Problem to solve: Output the material word for word. Leave each picture out.

Given data:
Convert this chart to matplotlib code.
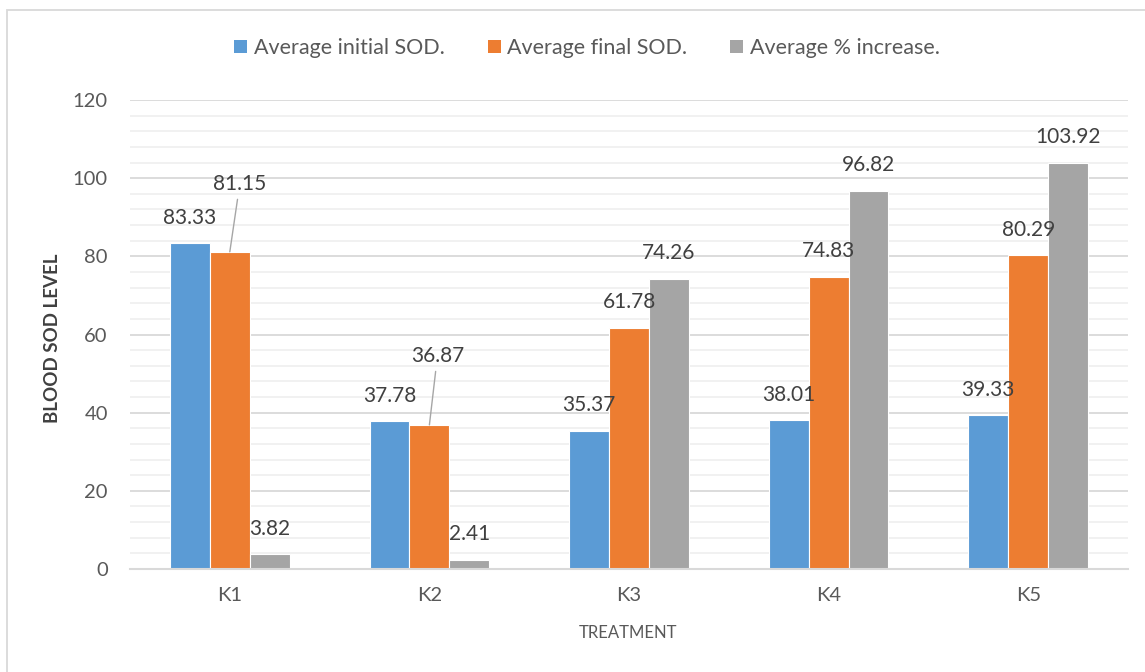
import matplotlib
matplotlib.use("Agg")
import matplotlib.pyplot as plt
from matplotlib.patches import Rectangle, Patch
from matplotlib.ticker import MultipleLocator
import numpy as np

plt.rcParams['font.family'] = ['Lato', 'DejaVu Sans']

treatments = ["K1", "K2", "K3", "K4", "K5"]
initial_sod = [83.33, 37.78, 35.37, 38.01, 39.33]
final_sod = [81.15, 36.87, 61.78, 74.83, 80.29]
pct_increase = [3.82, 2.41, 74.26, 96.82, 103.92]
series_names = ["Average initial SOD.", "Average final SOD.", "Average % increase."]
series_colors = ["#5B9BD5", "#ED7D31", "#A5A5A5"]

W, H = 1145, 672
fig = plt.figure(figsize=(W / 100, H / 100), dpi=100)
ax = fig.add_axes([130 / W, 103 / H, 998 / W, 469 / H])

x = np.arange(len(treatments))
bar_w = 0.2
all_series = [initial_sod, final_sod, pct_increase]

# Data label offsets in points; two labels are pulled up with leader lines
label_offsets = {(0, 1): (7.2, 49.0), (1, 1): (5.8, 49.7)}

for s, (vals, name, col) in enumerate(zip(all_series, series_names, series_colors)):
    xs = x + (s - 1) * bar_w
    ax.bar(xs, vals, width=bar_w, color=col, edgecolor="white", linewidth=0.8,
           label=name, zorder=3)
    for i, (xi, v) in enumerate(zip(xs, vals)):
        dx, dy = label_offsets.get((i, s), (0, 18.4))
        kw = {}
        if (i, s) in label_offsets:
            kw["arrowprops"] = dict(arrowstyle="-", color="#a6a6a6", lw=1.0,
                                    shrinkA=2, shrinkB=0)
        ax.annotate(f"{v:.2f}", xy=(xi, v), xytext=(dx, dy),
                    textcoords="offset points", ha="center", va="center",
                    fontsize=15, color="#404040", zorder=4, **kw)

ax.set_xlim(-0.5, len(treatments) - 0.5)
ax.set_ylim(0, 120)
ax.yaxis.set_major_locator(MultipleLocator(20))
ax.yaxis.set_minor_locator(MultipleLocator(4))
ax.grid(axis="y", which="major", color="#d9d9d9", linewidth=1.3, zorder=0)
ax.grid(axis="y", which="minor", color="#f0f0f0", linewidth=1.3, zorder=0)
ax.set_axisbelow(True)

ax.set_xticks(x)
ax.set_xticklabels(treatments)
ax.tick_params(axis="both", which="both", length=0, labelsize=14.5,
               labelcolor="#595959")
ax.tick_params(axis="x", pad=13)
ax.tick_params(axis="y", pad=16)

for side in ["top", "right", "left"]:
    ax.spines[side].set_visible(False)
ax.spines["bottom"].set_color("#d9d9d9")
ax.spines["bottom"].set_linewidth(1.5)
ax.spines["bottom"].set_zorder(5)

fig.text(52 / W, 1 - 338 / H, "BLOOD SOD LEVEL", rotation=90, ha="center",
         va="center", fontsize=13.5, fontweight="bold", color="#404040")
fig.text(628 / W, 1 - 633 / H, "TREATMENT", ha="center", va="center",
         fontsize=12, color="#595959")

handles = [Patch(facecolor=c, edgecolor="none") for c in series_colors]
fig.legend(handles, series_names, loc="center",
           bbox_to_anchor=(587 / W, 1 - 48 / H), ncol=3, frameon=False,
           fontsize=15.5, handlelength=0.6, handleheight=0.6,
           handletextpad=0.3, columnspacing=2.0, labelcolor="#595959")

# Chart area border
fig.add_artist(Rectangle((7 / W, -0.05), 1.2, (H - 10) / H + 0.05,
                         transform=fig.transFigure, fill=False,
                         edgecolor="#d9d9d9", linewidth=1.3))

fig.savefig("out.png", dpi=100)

Solution to this exercise:
Convert this chart to matplotlib code.
import matplotlib
matplotlib.use("Agg")
import matplotlib.pyplot as plt
from matplotlib.patches import Rectangle, Patch
from matplotlib.ticker import MultipleLocator
import numpy as np

plt.rcParams['font.family'] = ['Lato', 'DejaVu Sans']

treatments = ["K1", "K2", "K3", "K4", "K5"]
initial_sod = [83.33, 37.78, 35.37, 38.01, 39.33]
final_sod = [81.15, 36.87, 61.78, 74.83, 80.29]
pct_increase = [3.82, 2.41, 74.26, 96.82, 103.92]
series_names = ["Average initial SOD.", "Average final SOD.", "Average % increase."]
series_colors = ["#5B9BD5", "#ED7D31", "#A5A5A5"]

W, H = 1145, 672
fig = plt.figure(figsize=(W / 100, H / 100), dpi=100)
ax = fig.add_axes([130 / W, 103 / H, 998 / W, 469 / H])

x = np.arange(len(treatments))
bar_w = 0.2
all_series = [initial_sod, final_sod, pct_increase]

# Data label offsets in points; two labels are pulled up with leader lines
label_offsets = {(0, 1): (7.2, 49.0), (1, 1): (5.8, 49.7)}

for s, (vals, name, col) in enumerate(zip(all_series, series_names, series_colors)):
    xs = x + (s - 1) * bar_w
    ax.bar(xs, vals, width=bar_w, color=col, edgecolor="white", linewidth=0.8,
           label=name, zorder=3)
    for i, (xi, v) in enumerate(zip(xs, vals)):
        dx, dy = label_offsets.get((i, s), (0, 18.4))
        kw = {}
        if (i, s) in label_offsets:
            kw["arrowprops"] = dict(arrowstyle="-", color="#a6a6a6", lw=1.0,
                                    shrinkA=2, shrinkB=0)
        ax.annotate(f"{v:.2f}", xy=(xi, v), xytext=(dx, dy),
                    textcoords="offset points", ha="center", va="center",
                    fontsize=15, color="#404040", zorder=4, **kw)

ax.set_xlim(-0.5, len(treatments) - 0.5)
ax.set_ylim(0, 120)
ax.yaxis.set_major_locator(MultipleLocator(20))
ax.yaxis.set_minor_locator(MultipleLocator(4))
ax.grid(axis="y", which="major", color="#d9d9d9", linewidth=1.3, zorder=0)
ax.grid(axis="y", which="minor", color="#f0f0f0", linewidth=1.3, zorder=0)
ax.set_axisbelow(True)

ax.set_xticks(x)
ax.set_xticklabels(treatments)
ax.tick_params(axis="both", which="both", length=0, labelsize=14.5,
               labelcolor="#595959")
ax.tick_params(axis="x", pad=13)
ax.tick_params(axis="y", pad=16)

for side in ["top", "right", "left"]:
    ax.spines[side].set_visible(False)
ax.spines["bottom"].set_color("#d9d9d9")
ax.spines["bottom"].set_linewidth(1.5)
ax.spines["bottom"].set_zorder(5)

fig.text(52 / W, 1 - 338 / H, "BLOOD SOD LEVEL", rotation=90, ha="center",
         va="center", fontsize=13.5, fontweight="bold", color="#404040")
fig.text(628 / W, 1 - 633 / H, "TREATMENT", ha="center", va="center",
         fontsize=12, color="#595959")

handles = [Patch(facecolor=c, edgecolor="none") for c in series_colors]
fig.legend(handles, series_names, loc="center",
           bbox_to_anchor=(587 / W, 1 - 48 / H), ncol=3, frameon=False,
           fontsize=15.5, handlelength=0.6, handleheight=0.6,
           handletextpad=0.3, columnspacing=2.0, labelcolor="#595959")

# Chart area border
fig.add_artist(Rectangle((7 / W, -0.05), 1.2, (H - 10) / H + 0.05,
                         transform=fig.transFigure, fill=False,
                         edgecolor="#d9d9d9", linewidth=1.3))

fig.savefig("out.png", dpi=100)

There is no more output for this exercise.